→ **Your objective**
Copy the lines below as they are; omit the images they contain.

→ **Dataset excerpt**

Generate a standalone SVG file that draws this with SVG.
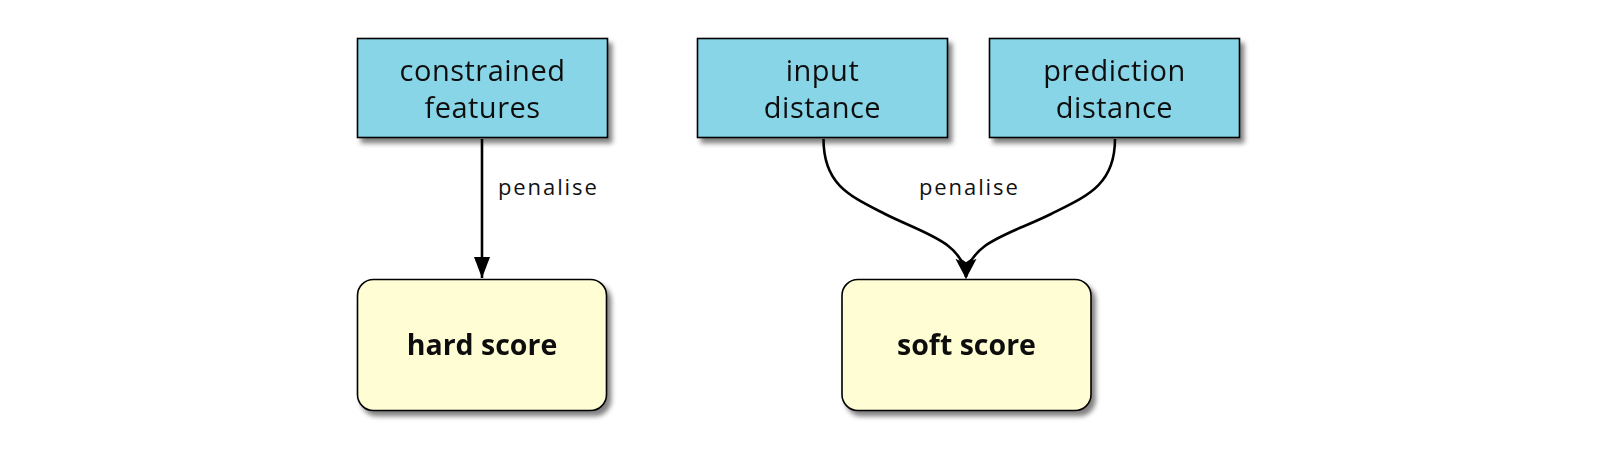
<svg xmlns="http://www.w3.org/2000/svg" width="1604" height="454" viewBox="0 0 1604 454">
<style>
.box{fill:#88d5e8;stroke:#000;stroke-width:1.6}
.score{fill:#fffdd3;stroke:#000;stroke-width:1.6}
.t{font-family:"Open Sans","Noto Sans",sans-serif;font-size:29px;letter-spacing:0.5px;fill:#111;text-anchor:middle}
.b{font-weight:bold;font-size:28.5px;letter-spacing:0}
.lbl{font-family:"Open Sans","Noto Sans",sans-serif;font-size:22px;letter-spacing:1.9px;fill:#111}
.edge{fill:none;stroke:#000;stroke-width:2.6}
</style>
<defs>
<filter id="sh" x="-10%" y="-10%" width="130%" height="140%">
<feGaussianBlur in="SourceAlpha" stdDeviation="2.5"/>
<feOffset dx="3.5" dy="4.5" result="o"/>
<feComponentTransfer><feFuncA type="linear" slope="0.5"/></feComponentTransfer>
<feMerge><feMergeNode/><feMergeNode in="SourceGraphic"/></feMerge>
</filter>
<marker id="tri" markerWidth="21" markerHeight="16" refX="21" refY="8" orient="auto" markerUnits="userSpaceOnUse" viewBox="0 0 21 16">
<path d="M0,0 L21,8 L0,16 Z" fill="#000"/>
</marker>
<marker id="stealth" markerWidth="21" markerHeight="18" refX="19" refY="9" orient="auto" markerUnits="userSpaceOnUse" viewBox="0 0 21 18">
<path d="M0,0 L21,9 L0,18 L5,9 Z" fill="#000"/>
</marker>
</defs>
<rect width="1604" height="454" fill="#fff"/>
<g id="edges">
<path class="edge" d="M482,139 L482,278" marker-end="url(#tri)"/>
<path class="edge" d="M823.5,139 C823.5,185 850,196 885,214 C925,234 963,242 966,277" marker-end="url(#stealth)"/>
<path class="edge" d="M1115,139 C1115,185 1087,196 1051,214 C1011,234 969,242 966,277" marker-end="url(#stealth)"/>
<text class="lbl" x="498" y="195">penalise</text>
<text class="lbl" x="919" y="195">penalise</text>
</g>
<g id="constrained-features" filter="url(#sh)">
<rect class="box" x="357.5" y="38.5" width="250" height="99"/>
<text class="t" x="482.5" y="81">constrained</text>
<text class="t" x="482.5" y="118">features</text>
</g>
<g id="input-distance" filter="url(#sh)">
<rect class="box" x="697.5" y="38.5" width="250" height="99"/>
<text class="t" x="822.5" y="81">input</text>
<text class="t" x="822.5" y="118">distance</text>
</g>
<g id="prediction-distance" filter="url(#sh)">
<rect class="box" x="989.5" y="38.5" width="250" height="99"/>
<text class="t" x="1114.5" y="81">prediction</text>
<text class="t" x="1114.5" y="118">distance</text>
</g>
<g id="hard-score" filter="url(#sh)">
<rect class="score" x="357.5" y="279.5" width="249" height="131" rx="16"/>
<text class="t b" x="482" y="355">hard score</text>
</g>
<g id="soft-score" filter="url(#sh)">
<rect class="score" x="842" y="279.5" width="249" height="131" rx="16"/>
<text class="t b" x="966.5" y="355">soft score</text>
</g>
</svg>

→ **Response to this task**
Generate a standalone SVG file that draws this with SVG.
<svg xmlns="http://www.w3.org/2000/svg" width="1604" height="454" viewBox="0 0 1604 454">
<style>
.box{fill:#88d5e8;stroke:#000;stroke-width:1.6}
.score{fill:#fffdd3;stroke:#000;stroke-width:1.6}
.t{font-family:"Open Sans","Noto Sans",sans-serif;font-size:29px;letter-spacing:0.5px;fill:#111;text-anchor:middle}
.b{font-weight:bold;font-size:28.5px;letter-spacing:0}
.lbl{font-family:"Open Sans","Noto Sans",sans-serif;font-size:22px;letter-spacing:1.9px;fill:#111}
.edge{fill:none;stroke:#000;stroke-width:2.6}
</style>
<defs>
<filter id="sh" x="-10%" y="-10%" width="130%" height="140%">
<feGaussianBlur in="SourceAlpha" stdDeviation="2.5"/>
<feOffset dx="3.5" dy="4.5" result="o"/>
<feComponentTransfer><feFuncA type="linear" slope="0.5"/></feComponentTransfer>
<feMerge><feMergeNode/><feMergeNode in="SourceGraphic"/></feMerge>
</filter>
<marker id="tri" markerWidth="21" markerHeight="16" refX="21" refY="8" orient="auto" markerUnits="userSpaceOnUse" viewBox="0 0 21 16">
<path d="M0,0 L21,8 L0,16 Z" fill="#000"/>
</marker>
<marker id="stealth" markerWidth="21" markerHeight="18" refX="19" refY="9" orient="auto" markerUnits="userSpaceOnUse" viewBox="0 0 21 18">
<path d="M0,0 L21,9 L0,18 L5,9 Z" fill="#000"/>
</marker>
</defs>
<rect width="1604" height="454" fill="#fff"/>
<g id="edges">
<path class="edge" d="M482,139 L482,278" marker-end="url(#tri)"/>
<path class="edge" d="M823.5,139 C823.5,185 850,196 885,214 C925,234 963,242 966,277" marker-end="url(#stealth)"/>
<path class="edge" d="M1115,139 C1115,185 1087,196 1051,214 C1011,234 969,242 966,277" marker-end="url(#stealth)"/>
<text class="lbl" x="498" y="195">penalise</text>
<text class="lbl" x="919" y="195">penalise</text>
</g>
<g id="constrained-features" filter="url(#sh)">
<rect class="box" x="357.5" y="38.5" width="250" height="99"/>
<text class="t" x="482.5" y="81">constrained</text>
<text class="t" x="482.5" y="118">features</text>
</g>
<g id="input-distance" filter="url(#sh)">
<rect class="box" x="697.5" y="38.5" width="250" height="99"/>
<text class="t" x="822.5" y="81">input</text>
<text class="t" x="822.5" y="118">distance</text>
</g>
<g id="prediction-distance" filter="url(#sh)">
<rect class="box" x="989.5" y="38.5" width="250" height="99"/>
<text class="t" x="1114.5" y="81">prediction</text>
<text class="t" x="1114.5" y="118">distance</text>
</g>
<g id="hard-score" filter="url(#sh)">
<rect class="score" x="357.5" y="279.5" width="249" height="131" rx="16"/>
<text class="t b" x="482" y="355">hard score</text>
</g>
<g id="soft-score" filter="url(#sh)">
<rect class="score" x="842" y="279.5" width="249" height="131" rx="16"/>
<text class="t b" x="966.5" y="355">soft score</text>
</g>
</svg>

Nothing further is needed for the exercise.